In the late 1600’s the area around present day Strasburg was visited by French fur traders, then eventually settled by Swiss Mennonites and Huguenots from the Alsace region of France. Strasbourg was the cathedral city of that Alsace region. Some of the original log houses from the 18th century still remain.
Strasburg prospered due to the volume of traffic along the Old Conestoga Road (Route 741 today) between Philadelphia and Lancaster. However, that traffic subsided around 1795 with the opening of the Lancaster Turnpike (along today’s Route 30).

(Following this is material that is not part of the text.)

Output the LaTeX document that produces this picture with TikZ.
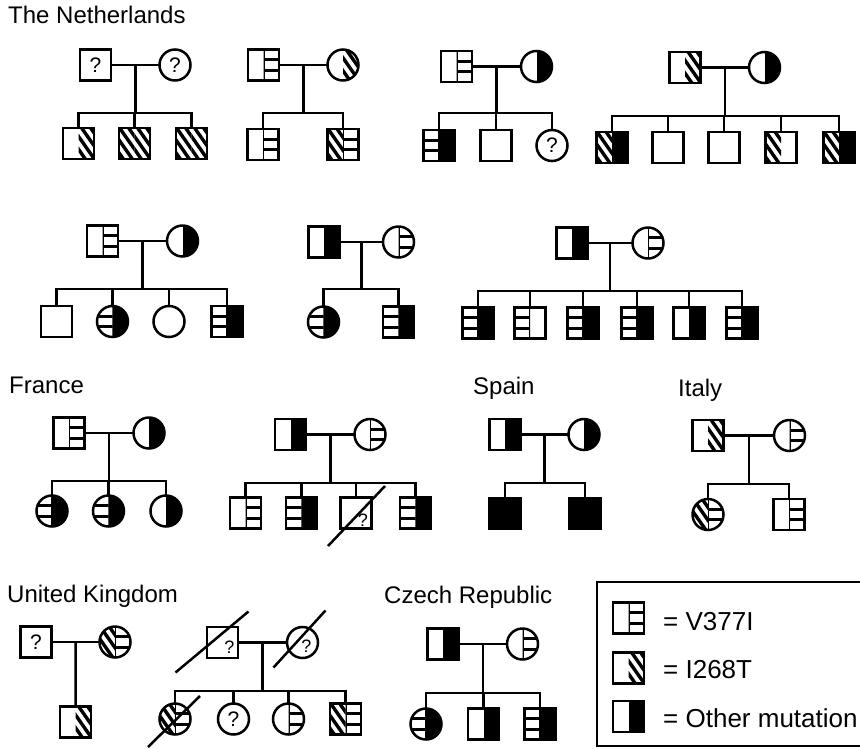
\documentclass[tikz,border=0pt]{standalone}
\usepackage{fontspec}
\setmainfont{Liberation Sans}
\usetikzlibrary{calc}
\tikzset{
  pline/.style={line width=2.5pt},
  outl/.style={line width=2.5pt},
  vbar/.style={line width=3.2pt},
  ibar/.style={line width=3.4pt},
  sqnode/.style={rectangle, minimum size=31pt, inner sep=0pt, font=\fontsize{21}{21}\selectfont},
  cinode/.style={circle, minimum size=31pt, inner sep=0pt, font=\fontsize{21}{21}\selectfont},
  qsmall/.style={inner sep=0pt, font=\fontsize{18}{18}\selectfont},
  lab/.style={anchor=base west, inner sep=0pt, font=\fontsize{24}{24}\selectfont},
  leg/.style={anchor=base west, inner sep=0pt, font=\fontsize{26}{26}\selectfont},
}
\def\R{15.5}
\newcommand\clipsq[2]{\clip ({#1-\R},{#2-\R}) rectangle ({#1+\R},{#2+\R});}
\newcommand\clipci[2]{\clip ({#1},{#2}) circle[radius=\R];}
\newcommand\outsq[2]{\draw[outl] ({#1-\R},{#2-\R}) rectangle ({#1+\R},{#2+\R});}
\newcommand\outci[2]{\draw[outl] ({#1},{#2}) circle[radius=\R];}
\newcommand\patE[3]{}
\newcommand\patO[3]{\fill ({#1},{#2-20}) rectangle ({#1+(#3)*20},{#2+20});}
\newcommand\patV[3]{\draw[line width=2pt] ({#1},{#2-20}) -- ({#1},{#2+20});
  \draw[vbar] ({#1},{#2-\R/3}) -- ({#1+(#3)*20},{#2-\R/3});
  \draw[vbar] ({#1},{#2+\R/3}) -- ({#1+(#3)*20},{#2+\R/3});}
\newcommand\patI[3]{\foreach \k in {-7,...,3}{\draw[ibar] ({#1+\k*9},{#2-20}) -- ({#1+\k*9+28},{#2+20});}}
\newcommand\half[5]{\begin{scope}
    \csname clip#1\endcsname{#2}{#3}
    \clip ({#2},{#3-20}) rectangle ({#2+(#4)*20},{#3+20});
    \csname pat#5\endcsname{#2}{#3}{#4}
  \end{scope}}
% name, shape, cx, cy, left, right, text
\newcommand\person[7]{%
  \node[#2node] (#1) at ({#3},{#4}) {#7};
  \half{#2}{#3}{#4}{-1}{#5}
  \half{#2}{#3}{#4}{1}{#6}
  \csname out#2\endcsname{#3}{#4}}
% father, mother, drop, first child, last child, all children
\newcommand\family[6]{%
  \coordinate (#1d) at ($(#1.east)!0.5!(#2.west)$);
  \coordinate (#1s) at ($(#1d)+(0,#3)$);
  \draw[pline] (#1.east) -- (#2.west);
  \draw[pline] (#1d) -- (#1s);
  \draw[pline] (#4.north) |- (#5.north |- #1s) -- (#5.north);
  \foreach \c in {#6}{\draw[pline] (\c.north) -- (\c.north |- #1s);}}
\begin{document}
\begin{tikzpicture}[x=1pt,y=-1pt]
\clip (0,0) rectangle (860,748);
\fill[white] (0,0) rectangle (860,748);
% labels
\node[lab] (tNL) at (8,23) {The Netherlands};
\node[lab] (tFR) at (9,393) {France};
\node[lab] (tES) at (473,394) {Spain};
\node[lab] (tIT) at (678,396) {Italy};
\node[lab] (tUK) at (7,602) {United Kingdom};
\node[lab] (tCZ) at (384,603) {Czech Republic};
% NL1
\person{a1f}{sq}{95.5}{65}{E}{E}{?}
\person{a1m}{ci}{175}{65}{E}{E}{?}
\person{a1c1}{sq}{78.5}{143.5}{E}{I}{}
\person{a1c2}{sq}{134.5}{143.5}{I}{I}{}
\person{a1c3}{sq}{191.5}{143.5}{I}{I}{}
\family{a1f}{a1m}{48}{a1c1}{a1c3}{a1c1,a1c2,a1c3}
% NL2
\person{a2f}{sq}{263.5}{65}{E}{V}{}
\person{a2m}{ci}{343}{65}{E}{I}{}
\person{a2c1}{sq}{263}{144.5}{E}{V}{}
\person{a2c2}{sq}{343}{144.5}{I}{V}{}
\family{a2f}{a2m}{48}{a2c1}{a2c2}{a2c1,a2c2}
% NL3
\person{a3f}{sq}{456.5}{66.5}{E}{V}{}
\person{a3m}{ci}{536.5}{66.5}{E}{O}{}
\person{a3c1}{sq}{439}{145.5}{V}{O}{}
\person{a3c2}{sq}{496}{145.5}{E}{E}{}
\person{a3c3}{ci}{552}{145.5}{E}{E}{?}
\family{a3f}{a3m}{46.5}{a3c1}{a3c3}{a3c1,a3c2,a3c3}
% NL4
\person{a4f}{sq}{685}{67.5}{E}{I}{}
\person{a4m}{ci}{764.5}{67.5}{E}{O}{}
\person{a4c1}{sq}{612}{147.5}{I}{O}{}
\person{a4c2}{sq}{668}{147.5}{E}{E}{}
\person{a4c3}{sq}{724}{147.5}{E}{E}{}
\person{a4c4}{sq}{781}{147.5}{I}{E}{}
\person{a4c5}{sq}{839}{147.5}{I}{O}{}
\family{a4f}{a4m}{48.5}{a4c1}{a4c5}{a4c1,a4c2,a4c3,a4c4,a4c5}
% Row 2 ped 1
\person{b1f}{sq}{102.5}{241}{E}{V}{}
\person{b1m}{ci}{182.5}{241}{E}{O}{}
\person{b1c1}{sq}{56.5}{321.5}{E}{E}{}
\person{b1c2}{ci}{112.5}{321.5}{V}{O}{}
\person{b1c3}{ci}{169}{321.5}{E}{E}{}
\person{b1c4}{sq}{227}{321.5}{V}{O}{}
\family{b1f}{b1m}{48}{b1c1}{b1c4}{b1c1,b1c2,b1c3,b1c4}
% Row 2 ped 2
\person{b2f}{sq}{324}{242}{E}{O}{}
\person{b2m}{ci}{398.5}{242}{E}{V}{}
\person{b2c1}{ci}{323.5}{322}{V}{O}{}
\person{b2c2}{sq}{398.5}{322}{V}{O}{}
\family{b2f}{b2m}{47}{b2c1}{b2c2}{b2c1,b2c2}
% Row 2 ped 3
\person{b3f}{sq}{572}{243}{E}{O}{}
\person{b3m}{ci}{648}{243}{E}{V}{}
\person{b3c1}{sq}{478}{323}{V}{O}{}
\person{b3c2}{sq}{530}{323}{V}{E}{}
\person{b3c3}{sq}{583}{323}{V}{O}{}
\person{b3c4}{sq}{637}{323}{V}{O}{}
\person{b3c5}{sq}{689}{323}{E}{O}{}
\person{b3c6}{sq}{742}{323}{V}{O}{}
\family{b3f}{b3m}{48}{b3c1}{b3c6}{b3c1,b3c2,b3c3,b3c4,b3c5,b3c6}
% France ped 1
\person{c1f}{sq}{69}{433}{E}{V}{}
\person{c1m}{ci}{149}{433}{E}{O}{}
\person{c1c1}{ci}{52}{511}{V}{O}{}
\person{c1c2}{ci}{108.5}{511}{V}{O}{}
\person{c1c3}{ci}{166}{511}{E}{O}{}
\family{c1f}{c1m}{48}{c1c1}{c1c3}{c1c1,c1c2,c1c3}
% France ped 2
\person{c2f}{sq}{290.5}{434.5}{E}{O}{}
\person{c2m}{ci}{370}{434.5}{E}{V}{}
\person{c2c1}{sq}{245.5}{513}{E}{V}{}
\person{c2c2}{sq}{301.5}{513}{V}{O}{}
\person{c2c3}{sq}{356}{513}{E}{E}{}
\person{c2c4}{sq}{415.5}{513}{V}{O}{}
\family{c2f}{c2m}{48.5}{c2c1}{c2c4}{c2c1,c2c2,c2c3,c2c4}
\node[qsmall] (c2c3q) at ($(c2c3)+(7,7)$) {?};
\draw[pline] ($(c2c3)+(-28,33)$) -- ($(c2c3)+(29,-27)$);
% Spain
\person{d1f}{sq}{505}{434.5}{E}{O}{}
\person{d1m}{ci}{584}{434.5}{E}{O}{}
\person{d1c1}{sq}{505}{513.5}{O}{O}{}
\person{d1c2}{sq}{585}{513.5}{O}{O}{}
\family{d1f}{d1m}{48.5}{d1c1}{d1c2}{d1c1,d1c2}
% Italy
\person{e1f}{sq}{708}{435.5}{E}{I}{}
\person{e1m}{ci}{789.5}{435.5}{E}{V}{}
\person{e1c1}{ci}{708}{514.5}{I}{V}{}
\person{e1c2}{sq}{789}{514.5}{E}{V}{}
\family{e1f}{e1m}{48.5}{e1c1}{e1c2}{e1c1,e1c2}
% UK ped 1
\person{f1f}{sq}{36}{642}{E}{E}{?}
\person{f1m}{ci}{115}{642}{I}{V}{}
\person{f1c1}{sq}{75.5}{722}{E}{I}{}
\coordinate (f1fd) at ($(f1f.east)!0.5!(f1m.west)$);
\draw[pline] (f1f.east) -- (f1m.west);
\draw[pline] (f1fd) -- (f1c1.north);
% UK ped 2
\person{f2f}{sq}{222.5}{642.5}{E}{E}{}
\person{f2m}{ci}{302.5}{642.5}{E}{E}{}
\person{f2c1}{ci}{175}{719}{I}{V}{}
\person{f2c2}{ci}{233.5}{719}{E}{E}{?}
\person{f2c3}{ci}{288.5}{719}{E}{V}{}
\person{f2c4}{sq}{345.5}{719}{I}{V}{}
\family{f2f}{f2m}{48.5}{f2c1}{f2c4}{f2c1,f2c2,f2c3,f2c4}
\node[qsmall] (f2fq) at ($(f2f)+(7,5)$) {?};
\node[qsmall] (f2mq) at ($(f2m)+(4,4)$) {?};
\draw[pline] ($(f2f)+(-47,30)$) -- ($(f2f)+(26,-31)$);
\draw[pline] ($(f2m)+(-29,25)$) -- ($(f2m)+(23,-32)$);
\draw[pline] ($(f2c1)+(-27,28)$) -- ($(f2c1)+(25,-23)$);
% Czech
\person{g1f}{sq}{443}{644}{E}{O}{}
\person{g1m}{ci}{522.5}{644}{E}{V}{}
\person{g1c1}{ci}{426}{724}{V}{O}{}
\person{g1c2}{sq}{483.5}{724}{E}{O}{}
\person{g1c3}{sq}{540}{724}{V}{O}{}
\family{g1f}{g1m}{49}{g1c1}{g1c3}{g1c1,g1c2,g1c3}
% Legend
\draw[line width=1.8pt] (597,582) rectangle (880,746);
\person{L1}{sq}{628.5}{618}{E}{V}{}
\person{L2}{sq}{628.5}{668}{E}{I}{}
\person{L3}{sq}{628.5}{716.5}{E}{O}{}
\node[leg] (tL1) at (663,630) {= V377I};
\node[leg] (tL2) at (663,678) {= I268T};
\node[leg] (tL3) at (663,727) {= Other mutation};
\end{tikzpicture}
\end{document}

The borough of Strasburg was established in 1816. In 1832 the Strasburg Rail Road was chartered to connect both freight and passenger service from Strasburg to the rest of the national rail system. This rail road is Pennsylvania’s oldest continually chartered public utility.
Today, Strasburg is a center of numerous railroad attractions and first-rate theatrical productions. You’ll also find unique shops and 18th century homes, brick-paved walks, Amish buggies, and numerous family attractions . . . all just a short train or buggy ride away.
Some visitors have asked if the buildings in Strasburg are false facades just put up for show. Well, these buildings are real homes and businesses. People live and work in this town just like anywhere else. It’s just that Strasburg, like so many towns throughout Lancaster County, has retained that unique small-town flavor that is lost in many communities today.